A place of complex terrain, diverse woodlands, and superb wildlife habitat, the Goff Preserve also protects part of a regionally significant landscape. The preserve is suitable habitat for the sharp-shinned hawk (a species of special concern in New York State), whose long tail and short, rounded wings enable it to dart through woodlands in pursuit of prey. Several large eastern hemlocks on the property are home to porcupine; the hemlock stands are also outstanding winter habitat for white-tailed deer. The Goff Preserve contains a pocket ravine, numerous seeps, and a tributary of the North Branch of the Boquet River.

“My family feels that the transfer to Northeast Wilderness Trust was a positive action, protecting the woodland area for the future, and allowing it to become part of the Split Rock Wildway,” says Norma Goff. “As such, we are hopeful that trails can be developed in the future, providing better public access.

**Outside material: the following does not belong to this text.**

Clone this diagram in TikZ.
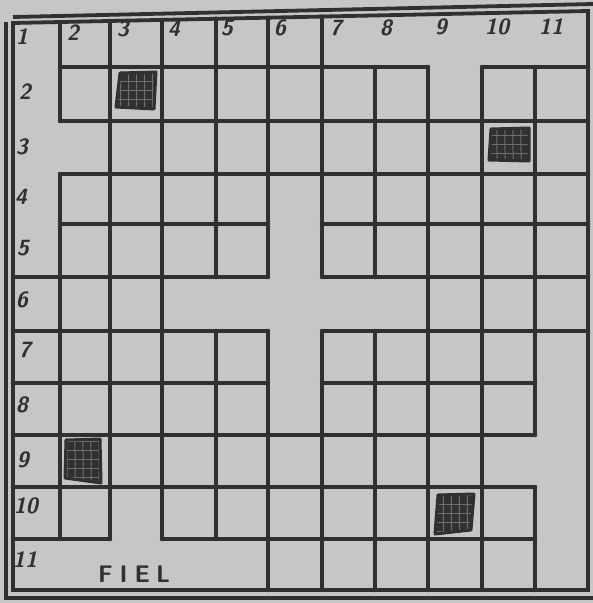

Thank you for making this possible.” We thank the Goff family for their vision of a wild future for this land. One more puzzle piece secured!

Thanks to the Sustainable Future Fund of the Vermont Community Foundation and The Eddy Foundation for significant support, as well as to the New York State Conservation Partnership Program, which provided a conservation transaction grant for the Goff Preserve.

Brookfield Headwaters

The Brookfield Headwaters tract is one of dozens of relatively small parcels spread across several towns in the Split Rock Wildway. The property has an ecologically rich, older forest of beautiful hardwoods and pines, and a large interior wetland teeming with birds and wildlife. Acquisition of Brookfield Headwaters enables the Wilderness Trust to stop unauthorized motorized use along an old, abandoned road and to establish a pedestrian trail in its place. The parcel links conserved properties on three sides, including lands owned by the Wilderness Trust on the north (Rowe) and east (Boquet Flats and Northwest Boquet Mountain), and a parcel owned by the Eddy Foundation on the south.

This 81-acre property was purchased in 2010 from Steve Patnode and his brothers. The former landowner was very pleased to learn that a sale to the Trust meant that the land wouldn’t be logged and that he would continue to have access to the property. “Working with the organization was very easy,” said Steve, “and I’m glad I can still walk the land and enjoy it.”

Rowe

The Northeast Wilderness Trust purchased this parcel in March 2008 with the help of local partner The Eddy Foundation. The property is part of the Split Rock Wildway and The Nature Conservancy’s Boquet Mountain Matrix Area, which is a priority conservation target in The Nature Conservancy’s St. Lawrence-Champlain Valley Ecoregional Plan. This 90-acre property is located just west of the Northeast Wilderness Trust’s Boquet Flats and Northwest Boquet Mountain properties. This tract was an important addition to the Split Rock Wildway because of its largely intact northern hardwood forest, strategic proximity to other protected lands, and development threats.

Northwest Boquet Mountain

In January 2007, the Northeast Wilderness Trust purchased Northwest Boquet Mountain property in Essex, New York. The parcel is centrally located in the Split Rock Wildway; its acquisition was a priority because the land was imminently threatened with subdivision and development. Moreover, this 108-acre property is located on the flanks of Boquet Mountain, an area that conservationists proposed for addition to the publicly owned Adirondack Forest Preserve some two decades ago. Significant forest fragmentation and residential development in the area would likely foreclose future options for a substantial addition to the Forest Preserve in the future. Characterized by transitional hardwood forest, the conserved land offers habitat for a variety of species and is adjacent to Boquet Flats, which the Trust purchased in 2006. Its protection marked the Trust’s fifth conservation success in the Wildway.

Boquet Flats

In May 2006, the Northeast Wilderness Trust purchased Boquet Flats, a critical property located in the Split Rock Wildway in Essex, New York. The Boquet Flats property is 95 acres located on the northeast flanks of South Boquet Mountain. The land is primarily northern hardwood forest and provides habitat for a diversity of wildlife typical in the area, including deer, black bear, fisher, and many songbirds.